Book-A-Day #65 (9/20): Adverbs by Daniel Handler

The cover of this book says "A Novel," but it lies -- this is a collection of loosely-linked short stories, featuring some common characters (and maybe some characters who aren't the same, just have the same names) and a few events that are referenced in more than one story.

It says that it's all about "love" and it is -- but the focus is even tighter than that: it's about romantic love among young, unencumbered people. I'd thought about the absence of other kinds of love (parental, filial, friendly, of country or some other greater ideal) while reading it, but I didn't think about how all of the people in this book seem like young hipsters until I started typing this right now. A few of them are in other relationships when love hits, but none of them have children, none of them are tied to jobs or family, and I think only one couple is married. They're all just in a void, waiting for love, I guess.

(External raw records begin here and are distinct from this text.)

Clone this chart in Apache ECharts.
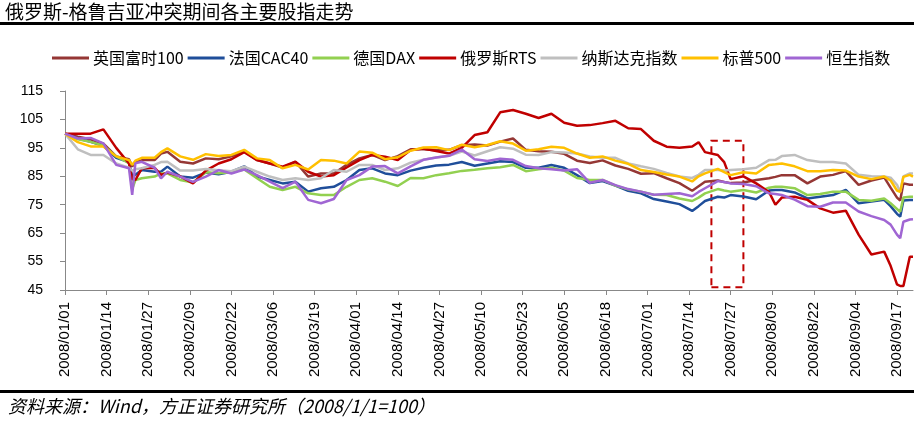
<!DOCTYPE html>
<html>
<head>
<meta charset="utf-8">
<script src="https://cdn.jsdelivr.net/npm/echarts@6/dist/echarts.min.js"></script>
<style>
html,body{margin:0;padding:0;background:#fff;}
#c{width:914px;height:423px;}
</style>
</head>
<body>
<div id="c"></div>
<script>
// day offsets from 2008/01/01 at which values were read
const days = [0,4,8,12,16,20,21,22,24,28,30,32,36,40,44,48,52,56,60,64,68,72,76,80,84,88,92,96,100,104,108,112,116,120,124,128,132,136,140,144,148,152,156,160,164,168,172,176,180,184,188,192,196,198,200,204,206,208,212,216,220,222,224,228,232,236,240,244,248,252,256,258,260,261,262,264,265];

const ftse = [100,98.9,98,96.5,92,91,88.4,90,90.7,90.7,
93,93.6,90.1,89.5,91.3,91,92,93.7,90.7,89.5,
88.1,90.1,84.9,86,86,89,91.3,92.5,90.7,92.1,
94.5,94.5,94.2,94.3,95.9,96.2,95.8,97.2,98.3,94.3,
93.8,93.6,92.9,90.5,89.7,90.6,88.8,87.6,85.9,86.1,
84.3,82.6,79.9,81.5,83.1,83.5,83,82.6,82.8,83.7,
84.3,84.8,85.4,85.4,82.5,84.9,85.5,86.8,82,83.5,
84.6,81,77.5,76.5,82.5,82,82];

const cac = [100,98.3,97.1,95.7,91.5,90,85,85.5,87.2,86.6,
86.6,88.4,84.9,84.5,86.3,85.7,86.6,88.5,84.9,83.7,
82.5,83.1,79.6,80.8,81.3,83.7,87.2,87.8,86,85.4,
87,88,88.8,89.1,90,88.7,89.5,90.3,90,88,
88,89,88,85.4,82.6,83.3,81.7,79.9,79,77,
76.1,75.2,72.8,74.5,76.3,77.8,77.5,78.4,77.9,76.9,
80,80.2,80.2,79.3,77.2,77.8,78.4,80.2,75.5,76.1,
76.7,74.5,71.8,70.8,76.5,76.7,76.7];

const dax = [100,98,97.1,95.8,92,89.6,80.5,83.7,84.3,84.9,
86,86,83.7,82.8,86.4,86.1,86.4,87.4,84.3,81.3,
80.2,81.3,79,78.4,78.4,81.3,83.7,84.3,83.1,81.6,
84.4,84.3,85.4,86.1,86.9,87.3,87.8,88.2,89,86.8,
87.5,88,87,84.4,83.7,83.7,81.7,80.4,79.6,78.5,
78.4,77.2,76.3,77.5,79,80.5,80,79.6,80.2,79.3,
81,81.3,81.3,80.8,78.4,78.8,79.6,79.6,76.7,76.4,
77.2,75.5,73.5,72.5,77.5,77.8,77.8];

const rts = [100,100,100,101.5,95,89.5,84,83.7,87.8,88,
85.5,86.3,85,82.5,87,89.5,91,93.5,90.7,89.5,
88.4,90.1,86.6,84.9,85.4,88.1,90.7,92.5,91.9,90.7,
94.2,94.8,93.9,93,95,99.5,100.5,107.5,108.3,107,
105.5,107,103.8,102.8,103,103.7,104.5,101.9,101.6,97.5,
95.4,95,95.5,97,93.5,92.5,90,84,85,82.5,
79.5,75,77.5,77.8,76.7,73.7,72.2,72.9,64.5,57.5,
58.5,53.5,47,46.4,46.4,56.7,56.7];

const nasdaq = [100,94.5,92.5,92.5,89.5,88,87,87.5,87.8,89,
90,90.1,87,87,87.6,87.1,86.8,88.4,86.6,84.9,
83.7,84.3,83.7,84.3,87.2,86.6,89,89,87.2,87.8,
89.8,90.8,91.6,92.2,93.7,92.3,93.8,95.2,94.7,92.6,
92.5,93.5,93.4,93,92,91.5,91.5,89.5,88.5,87.6,
86.2,84.9,84.4,85.5,87.2,87.2,87,87.2,87.5,88,
90.7,90.8,92.1,92.5,90.7,90,90,89.5,85.5,85,
84.9,84.5,82,79.5,85,86,86];

const sp500 = [100,97,95.5,95.5,92,90.7,89,90.5,91.5,91.5,
93.5,94.8,92,90.8,92.8,92.1,92.5,94.3,91.3,90.7,
87.8,89,87.4,90.7,90.5,89.5,93.7,93.3,91,91.7,
94,95.1,95.2,94.2,96.1,95.2,96,97.3,96.5,94,
94.5,95.4,95,93,91.5,92,90.5,89.4,87.2,86.5,
85.6,84.9,83.2,85,86,87.6,86.5,85.4,86.4,86,
89,89.2,89.5,88.5,86.8,86.8,87.2,87,84.9,84,
84.9,83.5,80,79.5,84.8,85.5,84.9];

const hsi = [100,98.3,98.5,96.6,89,87.8,78.5,89.6,90.1,88,
84.3,86.6,84.9,83,84.9,87.2,86,87.4,85.4,83.1,
80.8,83.1,76.7,75.5,77,83.7,85.4,88.4,88.6,86,
88.5,90.8,91.6,92.2,94.4,91,90.4,91.2,90.8,88.6,
87.8,87.5,87,87.5,82.7,83.7,81.9,80.5,79.6,78.5,
78.8,79,78,79.5,80.8,83.3,83,82.5,82.3,81.5,
79,78.8,78.4,76.8,74.5,74.3,75.8,75.8,72.6,71,
69.6,68,64.5,63.2,69,69.8,69.9];

const seriesNames = ['英国富时100','法国CAC40','德国DAX','俄罗斯RTS','纳斯达克指数','标普500','恒生指数'];
const seriesColors = ['#953735','#1F4E9A','#92D050','#C00000','#BFBFBF','#FFC000','#A066D3'];
const seriesValues = [ftse, cac, dax, rts, nasdaq, sp500, hsi];

// category dates: every calendar day from 2008/01/01 to 2008/09/22
const dayCount = 266;
const cats = [];
for (let i = 0; i < dayCount; i++) {
  const d = new Date(2008, 0, 1 + i);
  const mm = String(d.getMonth() + 1).padStart(2, '0');
  const dd = String(d.getDate()).padStart(2, '0');
  cats.push(d.getFullYear() + '/' + mm + '/' + dd);
}

// highlighted period (dashed box)
const boxStart = 202, boxEnd = 212, boxLow = 46, boxHigh = 97.5;

const chart = echarts.init(document.getElementById('c'), null, {renderer: 'canvas'});
const cjk = '"Noto Sans CJK SC", "Noto Sans", sans-serif';
const latin = '"Liberation Sans", Arial, sans-serif';

const series = seriesNames.map((name, k) => {
  const s = {
    name: name,
    type: 'line',
    data: days.map((d, i) => [d, seriesValues[k][i]]),
    showSymbol: false,
    symbol: 'none',
    lineStyle: {width: 2.5, color: seriesColors[k]},
    itemStyle: {color: seriesColors[k]},
    animation: false,
    z: 2 + k
  };
  if (name === '俄罗斯RTS') {
    s.markArea = {
      silent: true,
      itemStyle: {color: 'rgba(0,0,0,0)', borderColor: '#C00000', borderWidth: 2, borderType: [7, 5]},
      data: [[{xAxis: boxStart, yAxis: boxLow}, {xAxis: boxEnd, yAxis: boxHigh}]]
    };
  }
  return s;
});

chart.setOption({
  animation: false,
  backgroundColor: '#fff',
  grid: {left: 65, right: 1, top: 91, bottom: 133, containLabel: false},
  legend: {
    data: seriesNames.map((n, k) => ({name: n, icon: 'rect', itemStyle: {color: seriesColors[k]}})),
    left: 47, top: 45,
    itemWidth: 37, itemHeight: 3, itemGap: 4,
    textStyle: {fontSize: 16, fontFamily: cjk, color: '#000', padding: [0, 0, 0, -1]}
  },
  xAxis: {
    type: 'category',
    data: cats,
    boundaryGap: false,
    axisLine: {lineStyle: {color: '#888', width: 1}},
    axisTick: {interval: 12, length: 5, lineStyle: {color: '#888'}},
    axisLabel: {interval: 12, rotate: 90, margin: 12, fontSize: 15, fontFamily: latin, color: '#000'},
    splitLine: {show: false}
  },
  yAxis: {
    type: 'value',
    min: 45, max: 115, interval: 10,
    axisLine: {show: true, lineStyle: {color: '#888', width: 1}},
    axisTick: {show: true, length: 5, lineStyle: {color: '#888'}},
    axisLabel: {margin: 22, fontSize: 14, fontFamily: latin, color: '#000'},
    splitLine: {show: false}
  },
  graphic: [
    {type: 'text', left: 5, top: 2, style: {text: '俄罗斯-格鲁吉亚冲突期间各主要股指走势', fontSize: 19, fontFamily: cjk, fill: '#000'}},
    {type: 'rect', shape: {x: 0, y: 22, width: 914, height: 3}, style: {fill: '#000'}},
    {type: 'rect', shape: {x: 0, y: 390, width: 914, height: 3}, style: {fill: '#000'}},
    {type: 'text', left: 8, top: 397, style: {text: '资料来源：Wind，方正证券研究所（2008/1/1=100）', fontSize: 18, fontStyle: 'italic', fontFamily: cjk, fill: '#000'}}
  ],
  series: series
});
</script>
</body>
</html>
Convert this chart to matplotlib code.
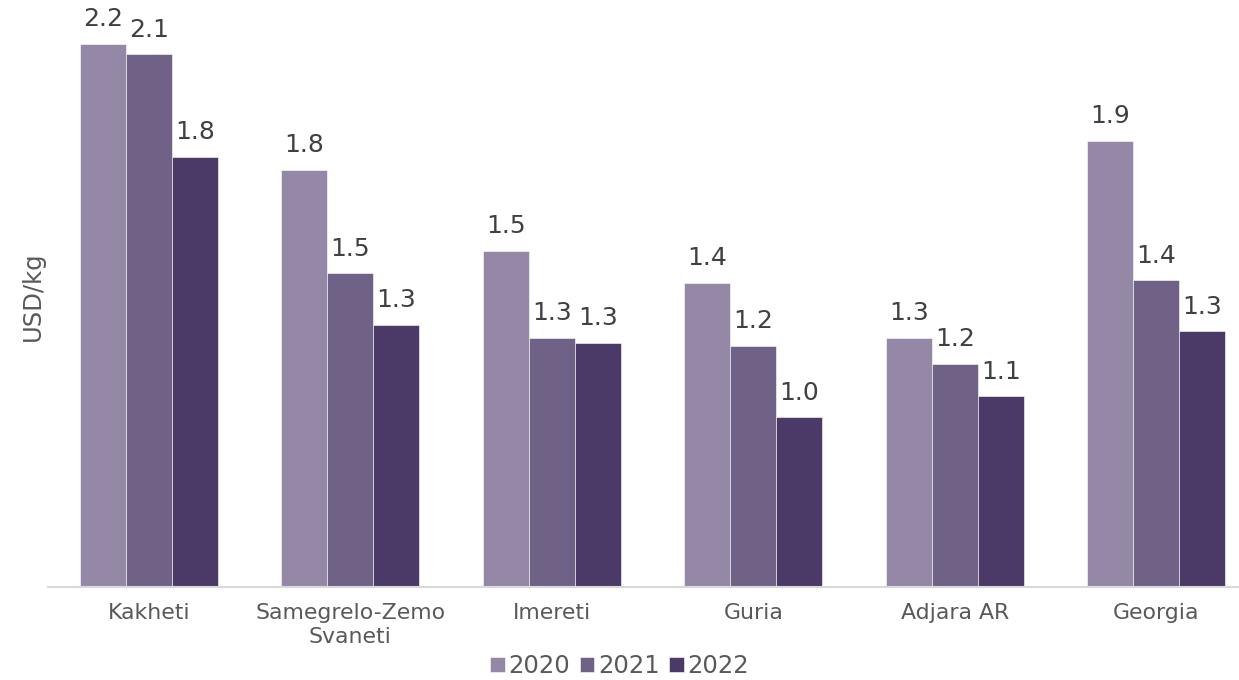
import matplotlib.pyplot as plt
import numpy as np

regions = ['Kakheti', 'Samegrelo-Zemo\nSvaneti', 'Imereti', 'Guria', 'Adjara AR', 'Georgia']
years = ['2020', '2021', '2022']
v2020 = [2.18, 1.79, 1.54, 1.44, 1.27, 1.88]
v2021 = [2.148, 1.47, 1.27, 1.245, 1.19, 1.449]
v2022 = [1.83, 1.31, 1.255, 1.025, 1.09, 1.29]
colors = ['#9488a6', '#706187', '#4b3a67']

fig = plt.figure(figsize=(12.39, 6.8), dpi=100)
ax = fig.add_axes([48 / 1239, 1 - 586.5 / 680, 1191 / 1239, 581.5 / 680])

x = np.arange(len(regions))
w = 0.228
for i, (vals, yr, c) in enumerate(zip([v2020, v2021, v2022], years, colors)):
    pos = x + (i - 1) * w
    ax.bar(pos, vals, width=w, bottom=0, color=c, edgecolor='white', linewidth=0.4, label=yr)
    for px, v in zip(pos, vals):
        ax.annotate(f'{v:.1f}', (px, v), xytext=(0, 12.5), textcoords='offset points',
                    ha='center', va='baseline', fontsize=18, color='#404040')

ax.set_ylim(0.5, 2.3)
ax.set_xlim(-0.5, 5.41)
ax.set_xticks(x)
ax.set_xticklabels(regions, fontsize=15.8, color='#595959', linespacing=1.25)
ax.tick_params(axis='x', length=0, pad=12)
ax.set_yticks([])
for s in ['top', 'right', 'left']:
    ax.spines[s].set_visible(False)
ax.spines['bottom'].set_color('#d9d9d9')
ax.spines['bottom'].set_linewidth(1.5)
ax.set_ylabel('USD/kg', fontsize=17.5, color='#595959', labelpad=2)

fig.legend(loc='center', bbox_to_anchor=(0.5, 1 - 666 / 680), ncol=3, frameon=False,
           fontsize=17.5, handlelength=0.6, handleheight=0.6, handletextpad=0.15,
           columnspacing=0.4, labelcolor='#595959')

fig.savefig('out.png', dpi=100)
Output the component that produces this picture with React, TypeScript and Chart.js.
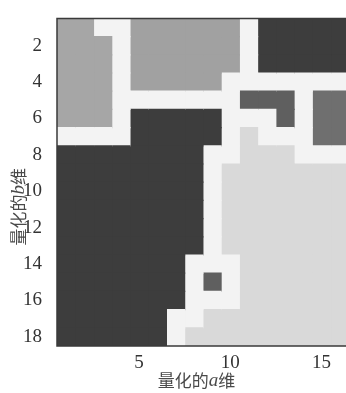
import React, { useEffect, useRef } from "react";
import { Chart, registerables } from "chart.js";

Chart.register(...registerables);

const rowLabels = ["1", "2", "3", "4", "5", "6", "7", "8", "9", "10", "11", "12", "13", "14", "15", "16", "17", "18"];
const columnValues = [1, 2, 3, 4, 5, 6, 7, 8, 9, 10, 11, 12, 13, 14, 15, 16];
const xTickValues = [5, 10, 15];
const cellCodes = [
  "LLWWMMMMMMWKKKKK",
  "LLLWMMMMMMWKKKKK",
  "LLLWMMMMMMWKKKKK",
  "LLLWMMMMMWWWWWWW",
  "LLLWWWWWWWDDDWRR",
  "LLLWKKKKKWWWDWRR",
  "WWWWKKKKKWGWWWRR",
  "KKKKKKKKWWGGGWWW",
  "KKKKKKKKWGGGGGGG",
  "KKKKKKKKWGGGGGGG",
  "KKKKKKKKWGGGGGGG",
  "KKKKKKKKWGGGGGGG",
  "KKKKKKKKWGGGGGGG",
  "KKKKKKKWWWGGGGGG",
  "KKKKKKKWDWGGGGGG",
  "KKKKKKKWWWGGGGGG",
  "KKKKKKWWGGGGGGGG",
  "KKKKKKWGGGGGGGGG",
];
const levelColors: Record<string, string> = {
  L: "#a6a6a6",
  M: "#a1a1a1",
  K: "#3d3d3d",
  D: "#5f5f5f",
  R: "#6f6f6f",
  G: "#d9d9d9",
  W: "#f3f3f3",
};
const xTitleParts = [
  { text: "量化的", italic: false },
  { text: "a", italic: true },
  { text: "维", italic: false },
];
const yTitleParts = [
  { text: "量化的", italic: false },
  { text: "b", italic: true },
  { text: "维", italic: false },
];

const CJK = '"Noto Sans CJK SC", sans-serif';
const SERIF = '"Liberation Serif", "DejaVu Serif", serif';

function drawMixed(ctx: CanvasRenderingContext2D, parts: { text: string; italic: boolean }[], cx: number, cy: number) {
  const fontFor = (p: { italic: boolean }) => (p.italic ? `italic 19px ${SERIF}` : `17px ${CJK}`);
  let total = 0;
  const widths = parts.map((p) => {
    ctx.font = fontFor(p);
    const w = ctx.measureText(p.text).width;
    total += w;
    return w;
  });
  let x = cx - total / 2;
  ctx.textBaseline = "middle";
  ctx.textAlign = "left";
  parts.forEach((p, i) => {
    ctx.font = fontFor(p);
    ctx.fillText(p.text, x, cy);
    x += widths[i];
  });
}

const framePlugin = {
  id: "frameAndTitles",
  afterDraw(chart: any) {
    const { ctx, chartArea } = chart;
    const { left, top, right, bottom } = chartArea;
    ctx.save();
    ctx.strokeStyle = "#3a3a3a";
    ctx.lineWidth = 1.5;
    ctx.beginPath();
    ctx.moveTo(right, top);
    ctx.lineTo(left, top);
    ctx.lineTo(left, bottom);
    ctx.lineTo(right, bottom);
    ctx.stroke();

    ctx.fillStyle = "#4a4a4a";
    drawMixed(ctx, xTitleParts, left + (right - left) * 0.483, bottom + 35);
    ctx.translate(19, top + (bottom - top) * 0.575);
    ctx.rotate(-Math.PI / 2);
    drawMixed(ctx, yTitleParts, 0, 0);
    ctx.restore();
  },
};

export default function App() {
  const canvasRef = useRef<HTMLCanvasElement | null>(null);

  useEffect(() => {
    if (!canvasRef.current) return;
    const datasets = columnValues.map((c, ci) => ({
      label: `a${c}`,
      data: rowLabels.map(() => [c - 0.5, c + 0.5]),
      backgroundColor: rowLabels.map((_, r) => levelColors[cellCodes[r][ci]]),
      borderWidth: 0,
      inflateAmount: 0.6,
      barPercentage: 1,
      categoryPercentage: 1,
      grouped: false,
    }));

    const chart = new Chart(canvasRef.current, {
      type: "bar",
      data: { labels: rowLabels, datasets: datasets as any },
      options: {
        indexAxis: "y",
        animation: false,
        responsive: false,
        devicePixelRatio: 1,
        layout: { padding: { top: 9, right: 0, left: 0, bottom: 0 } },
        plugins: { legend: { display: false }, tooltip: { enabled: false } },
        scales: {
          x: {
            type: "linear",
            min: 0.5,
            max: 16.35,
            grid: { display: false },
            border: { display: false },
            ticks: { font: { family: SERIF, size: 19 }, color: "#333333", padding: -2 },
            afterBuildTicks: (s: any) => {
              s.ticks = xTickValues.map((v) => ({ value: v }));
            },
            afterFit: (s: any) => {
              s.height = 47;
            },
          },
          y: {
            type: "category",
            grid: { display: false },
            border: { display: false },
            ticks: {
              autoSkip: false,
              font: { family: SERIF, size: 19 },
              color: "#333333",
              padding: 7,
              callback: (_v: any, i: number) => (i % 2 === 1 ? rowLabels[i] : ""),
            },
            afterFit: (s: any) => {
              s.width = 57;
            },
          },
        },
      } as any,
      plugins: [framePlugin],
    });
    return () => chart.destroy();
  }, []);

  return (
    <div style={{ position: "absolute", left: 0, top: 0, width: 346, height: 393, background: "#ffffff" }}>
      <canvas ref={canvasRef} width={346} height={393} style={{ display: "block" }} />
    </div>
  );
}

It's a hard book to talk about -- you'd either need to run through it story-by-story and drag out all the little details, or try to make over-arching statements (which is what I did last paragraph, and that was about all I had to say about it on that level).

The writing is excellent, and the characters are interesting -- it's a book worth reading -- but it's not as interesting as his two real novels, The Basic Eight and Watch Your Mouth. The Basic Eight, in particular, is one of the great debut novels of our time, and Handler hasn't been able to hit that level again.